Further, he has developed an ideology based on an opposition to what he calls "centrist/extremist theory", and what he calls "populist producerism". Centrist/extremist theory holds that a liberal political center should be the guiding mainstream ideology and that the extreme left and extreme right are both considered the political fringe which should both be equally opposed (v. Arthur Schlesinger Jr.'s 1949 book "The Vital Center", and also closely associated with 1950s and 1960s political writers like Daniel Bell and Richard Hofstadter), and takes a sociological approach to examining why people join extremist movements of either the left or the right, while Berlet sees things in simpler terms: left = good, right = evil, the further left the better, mainstream society itself is inherently repressive, and centrist/extremist theory is something to be challenged because it conflicts with this worldview. Berlet's worldview is, therefore, fundamentally anti-liberal; indeed, at the heart of his attacks on conspiracy theorists has been his belief that conspiracism is based in the liberal notion that the economic and political systems in the U.S. are fundamentally sound, and that it is bad people who need to be removed from positions of power, not the system itself that needs to be changed. His opposition to "populist producerism" is likewise based in a Marxist-Leninist view of social classes and not a liberal one.

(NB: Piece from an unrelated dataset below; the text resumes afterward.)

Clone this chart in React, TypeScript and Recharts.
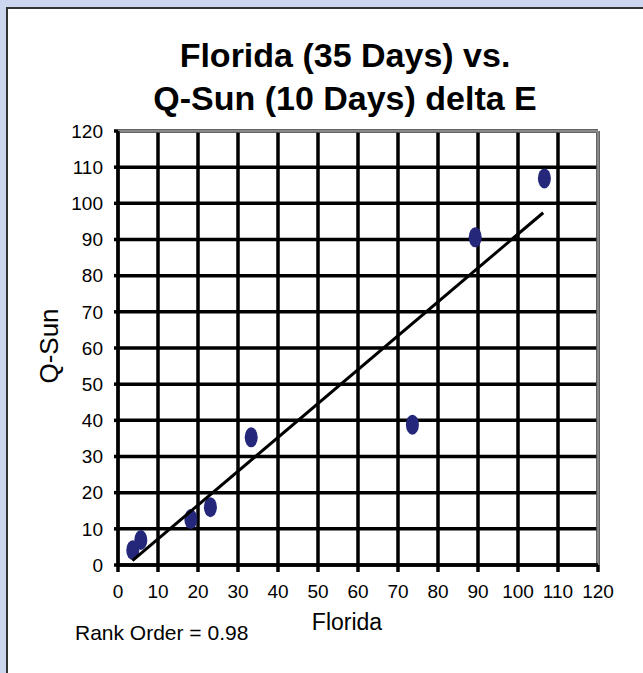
import {
   ScatterChart,
   Scatter,
   XAxis,
   YAxis,
   CartesianGrid,
   ReferenceLine,
} from "recharts"

// readings
const floridaValues = [3.7, 5.7, 18.2, 23.1, 33.3, 73.6, 89.3, 106.6]
const qSunValues = [4.1, 6.9, 12.7, 16.0, 35.3, 38.8, 90.6, 106.9]
const trendFlorida = [3.6, 106.3]
const trendQSun = [1.2, 97.4]
const axisTicks = [0, 10, 20, 30, 40, 50, 60, 70, 80, 90, 100, 110, 120]

const titleLines = ["Florida (35 Days) vs.", "Q-Sun (10 Days) delta E"]
const xLabel = "Florida"
const yLabel = "Q-Sun"
const rankNote = "Rank Order = 0.98"

const FONT = "'Liberation Sans', Arial, Helvetica, sans-serif"

const points = floridaValues.map((x, i) => ({ x, y: qSunValues[i] }))
const trend = trendFlorida.map((x, i) => ({ x, y: trendQSun[i] }))

const Dot = (props: any) => {
   const { cx, cy } = props
   if (cx == null || cy == null) return <g />
   return <ellipse cx={cx} cy={cy} rx={6.5} ry={10} fill="#25287a" />
}

const App = () => {
   return (
      <div
         style={{
            position: "absolute",
            left: 0,
            top: 0,
            width: 643,
            height: 673,
            overflow: "hidden",
            background: "#ccd6ee",
            fontFamily: FONT,
         }}
      >
         <div
            style={{
               position: "absolute",
               left: 6,
               top: 7,
               width: 700,
               height: 700,
               background: "#fff",
               borderTop: "2px solid #333",
               borderLeft: "2px solid #333",
            }}
         />
         <div style={{ position: "absolute", left: 0, top: 0 }}>
            <ScatterChart
               width={643}
               height={673}
               margin={{ top: 131, right: 45, bottom: 78, left: 0 }}
            >
               <CartesianGrid stroke="#000" strokeWidth={3.5} />
               <XAxis
                  type="number"
                  dataKey="x"
                  domain={[0, 120]}
                  ticks={axisTicks}
                  interval={0}
                  height={30}
                  tickSize={7}
                  tickMargin={13}
                  axisLine={{ stroke: "#000", strokeWidth: 3.5 }}
                  tickLine={{ stroke: "#000", strokeWidth: 3.5 }}
                  tick={{ fill: "#000", fontSize: 19, fontFamily: FONT }}
               />
               <YAxis
                  type="number"
                  dataKey="y"
                  domain={[0, 120]}
                  ticks={axisTicks}
                  interval={0}
                  width={118}
                  tickSize={4}
                  tickMargin={11}
                  axisLine={{ stroke: "#000", strokeWidth: 3 }}
                  tickLine={{ stroke: "#000", strokeWidth: 3.5 }}
                  tick={{ fill: "#000", fontSize: 19, fontFamily: FONT }}
               />
               <ReferenceLine y={120} stroke="#888" strokeWidth={3} />
               <ReferenceLine x={120} stroke="#888" strokeWidth={3} />
               <Scatter
                  data={points}
                  shape={Dot}
                  isAnimationActive={false}
               />
               <Scatter
                  data={trend}
                  line={{ stroke: "#000", strokeWidth: 3 }}
                  shape={() => <g />}
                  isAnimationActive={false}
               />
            </ScatterChart>
         </div>
         <svg
            width={643}
            height={673}
            style={{ position: "absolute", left: 0, top: 0, pointerEvents: "none" }}
         >
            <g fontFamily={FONT} fill="#000">
               <text x={345} y={67} fontSize={34} fontWeight="bold" textAnchor="middle">
                  {titleLines[0]}
               </text>
               <text x={345} y={110} fontSize={34} fontWeight="bold" textAnchor="middle">
                  {titleLines[1]}
               </text>
               <text x={347} y={630} fontSize={23} textAnchor="middle">
                  {xLabel}
               </text>
               <text
                  x={0}
                  y={0}
                  fontSize={26}
                  textAnchor="middle"
                  transform="translate(58,346) rotate(-90)"
               >
                  {yLabel}
               </text>
               <text x={75} y={640} fontSize={21}>
                  {rankNote}
               </text>
            </g>
         </svg>
      </div>
   )
}

export default App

Chip Berlet has written, regarding Political Research Associates: "PRA was founded on the idea that various forms of oppression are rooted in mainstream society, and that right-wing groups merely fanned exisiting flames."

Researcher Laird Wilcox has pointed out that Chip Berlet was a founder of the Chicago Friends of Albania, which supported the unique Albanian brand of communism of Enver Hoxha, a brand of communism which even most other leftists and communists would consider extreme.